En 1812, Napoléon entre dans Moscou, puis en ressort, c'est la Bérézina et le début de la fin pour Napoleon. En 1814, l'armée russe est dans Paris. C'est d'ailleurs de cette visite que date le mot "Bistro", qui veut dire "vite" en russe. Les soldats russes trouvaient les serveurs parisiens un peu lents...
En 1855, l'armée française prend enfin Sebastopol au terme d'une guerre dont plus personne ne se rappelle la raison.
en 1914, la France est l'alliée de la Russie pour défendre la Serbie. La Russie fera défection en 1917, et heureusement que les Etats Unis l'ont remplacée.
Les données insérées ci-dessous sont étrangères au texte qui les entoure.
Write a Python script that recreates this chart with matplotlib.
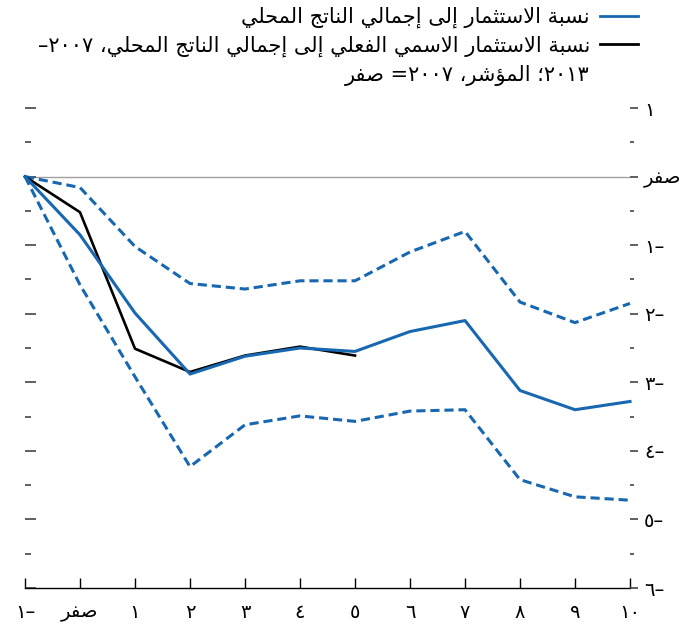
import re
import matplotlib.pyplot as plt
from matplotlib.lines import Line2D

# years after the crisis (x) and investment-to-GDP paths (percentage points)
years = [-1, 0, 1, 2, 3, 4, 5, 6, 7, 8, 9, 10]
inv_ratio = [0, -0.85, -1.99, -2.88, -2.62, -2.50, -2.55, -2.26, -2.10, -3.12, -3.40, -3.28]
inv_upper = [0, -0.16, -1.02, -1.56, -1.64, -1.52, -1.52, -1.10, -0.80, -1.83, -2.13, -1.85]
inv_lower = [0, -1.58, -2.92, -4.23, -3.62, -3.49, -3.57, -3.42, -3.40, -4.42, -4.67, -4.72]

nominal_years = [-1, 0, 1, 2, 3, 4, 5]
nominal_ratio = [0, -0.52, -2.51, -2.85, -2.61, -2.48, -2.61]

x_labels = ["–١", "صفر", "١", "٢", "٣", "٤", "٥", "٦", "٧", "٨", "٩", "١٠"]
y_ticks = [1, 0, -1, -2, -3, -4, -5, -6]
y_labels = ["١", "صفر", "–١", "–٢", "–٣", "–٤", "–٥", "–٦"]

legend_line1 = "نسبة الاستثمار إلى إجمالي الناتج المحلي"
legend_line2 = "نسبة الاستثمار الاسمي الفعلي إلى إجمالي الناتج المحلي، ٢٠٠٧–"
legend_line3 = "٢٠١٣؛ المؤشر، ٢٠٠٧= صفر"

# minimal arabic shaping (presentation forms) + visual ordering
START = {'ء': 0xFE80, 'آ': 0xFE81, 'أ': 0xFE83, 'ؤ': 0xFE85, 'إ': 0xFE87,
         'ئ': 0xFE89, 'ا': 0xFE8D, 'ب': 0xFE8F, 'ة': 0xFE93, 'ت': 0xFE95,
         'ث': 0xFE99, 'ج': 0xFE9D, 'ح': 0xFEA1, 'خ': 0xFEA5, 'د': 0xFEA9,
         'ذ': 0xFEAB, 'ر': 0xFEAD, 'ز': 0xFEAF, 'س': 0xFEB1, 'ش': 0xFEB5,
         'ص': 0xFEB9, 'ض': 0xFEBD, 'ط': 0xFEC1, 'ظ': 0xFEC5, 'ع': 0xFEC9,
         'غ': 0xFECD, 'ف': 0xFED1, 'ق': 0xFED5, 'ك': 0xFED9, 'ل': 0xFEDD,
         'م': 0xFEE1, 'ن': 0xFEE5, 'ه': 0xFEE9, 'و': 0xFEED, 'ى': 0xFEEF,
         'ي': 0xFEF1}
RIGHT_ONLY = set('آأؤإادذرزوىة')
LAM_ALEF = {'ا': 0xFEFB, 'أ': 0xFEF7, 'إ': 0xFEF9, 'آ': 0xFEF5}


def joins(c):
    return c in START and c != 'ء'


def shape(text):
    out = []
    prev_joins = False
    i = 0
    n = len(text)
    while i < n:
        c = text[i]
        if c not in START:
            out.append(c)
            prev_joins = False
            i += 1
            continue
        if c == 'ل' and i + 1 < n and text[i + 1] in LAM_ALEF:
            out.append(chr(LAM_ALEF[text[i + 1]] + (1 if prev_joins else 0)))
            prev_joins = False
            i += 2
            continue
        nxt = text[i + 1] if i + 1 < n else ''
        join_next = joins(c) and c not in RIGHT_ONLY and joins(nxt)
        if c == 'ء':
            form = 0
        elif prev_joins and join_next:
            form = 3
        elif prev_joins:
            form = 1
        elif join_next:
            form = 2
        else:
            form = 0
        out.append(chr(START[c] + form))
        prev_joins = join_next
        i += 1
    return ''.join(out)


def ar(text):
    s = shape(text)
    runs = re.findall(r'[0-9\u0660-\u0669]+|[^0-9\u0660-\u0669]', s)
    return ''.join(reversed(runs))


plt.rcParams['font.family'] = ['DejaVu Sans']
blue = '#1767b1'

fig = plt.figure(figsize=(6.83, 6.30), dpi=100)
ax = fig.add_axes([25 / 683, 1 - 588 / 630, 605 / 683, 480 / 630])

ax.axhline(0, color='#a0a0a0', lw=1.0, zorder=1)
ax.plot(years, inv_upper, color=blue, lw=2.2, dashes=(3, 1.6), clip_on=False)
ax.plot(years, inv_lower, color=blue, lw=2.2, dashes=(3, 1.6), clip_on=False)
ax.plot(nominal_years, nominal_ratio, color='black', lw=1.9, clip_on=False)
ax.plot(years, inv_ratio, color=blue, lw=2.2, clip_on=False)

ax.set_xlim(-1, 10)
ax.set_ylim(-6, 1)
for s in ['top', 'left', 'right']:
    ax.spines[s].set_visible(False)
ax.spines['bottom'].set_linewidth(1.0)

ax.set_xticks(years)
ax.set_xticklabels([ar(t) for t in x_labels], fontsize=14)
ax.tick_params(axis='x', direction='in', length=7, width=1, pad=11)

ax.set_yticks(y_ticks)
ax.set_yticks([v + 0.5 for v in y_ticks[1:]], minor=True)
ax.set_yticklabels([])
ax.tick_params(axis='y', which='major', direction='in', length=8, width=1.2, color='#444444')
ax.tick_params(axis='y', which='minor', direction='in', length=4, width=1.2, color='#444444')

ax2 = ax.twinx()
ax2.set_ylim(ax.get_ylim())
for s in ['top', 'left', 'right', 'bottom']:
    ax2.spines[s].set_visible(False)
ax2.set_yticks(y_ticks)
ax2.set_yticklabels([ar(t) for t in y_labels], fontsize=14)
ax2.set_yticks([v + 0.5 for v in y_ticks[1:]], minor=True)
ax2.tick_params(axis='y', which='major', direction='out', length=6, width=1.2, color='#444444', pad=4)
ax2.tick_params(axis='y', which='minor', direction='out', length=3, width=1.2, color='#444444')

# legend (right-to-left)
fig.text(590 / 683, 1 - 17 / 630, ar(legend_line1), ha='right', va='center', fontsize=15)
fig.text(590 / 683, 1 - 46 / 630, ar(legend_line2), ha='right', va='center', fontsize=15)
fig.text(590 / 683, 1 - 75 / 630, ar(legend_line3), ha='right', va='center', fontsize=15)
fig.add_artist(Line2D([600 / 683, 638 / 683], [1 - 16 / 630] * 2, transform=fig.transFigure, color=blue, lw=2))
fig.add_artist(Line2D([600 / 683, 638 / 683], [1 - 44 / 630] * 2, transform=fig.transFigure, color='black', lw=2))

fig.savefig('out.png', dpi=100)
en 1939, l'Union Soviétique de Staline signe un pacte de non agression avec Hitler. C'est clairement la feu vert pour l'invasion de la France, survenue en mai 40. Les choses s'inversent après l'invasion de la Russie en juin 41.
En 1945, De Gaulle rend visite à Staline, et pense peser sur la suite des évènements en Europe. Helas la France, dont l'armée a été balayée en 1940, ne pèse plus grand chose aux yeux des russes.
En 2015, la France prive la Russie de la livraison de deux navires Mistral. Est ce pour cela que Poutine prend au sérieux François Hollande ? En tout cas Vladimir vient à Paris rendre compte à François de l'avancement des accords de Minsk.
Ni amis, ni ennemis, telle semble devoir être notre relation avec la Russie. On se parle et on peut agir de concert quand nos intérêts le commandent. N'est ce pas un peu comme avec les Etats Unis ?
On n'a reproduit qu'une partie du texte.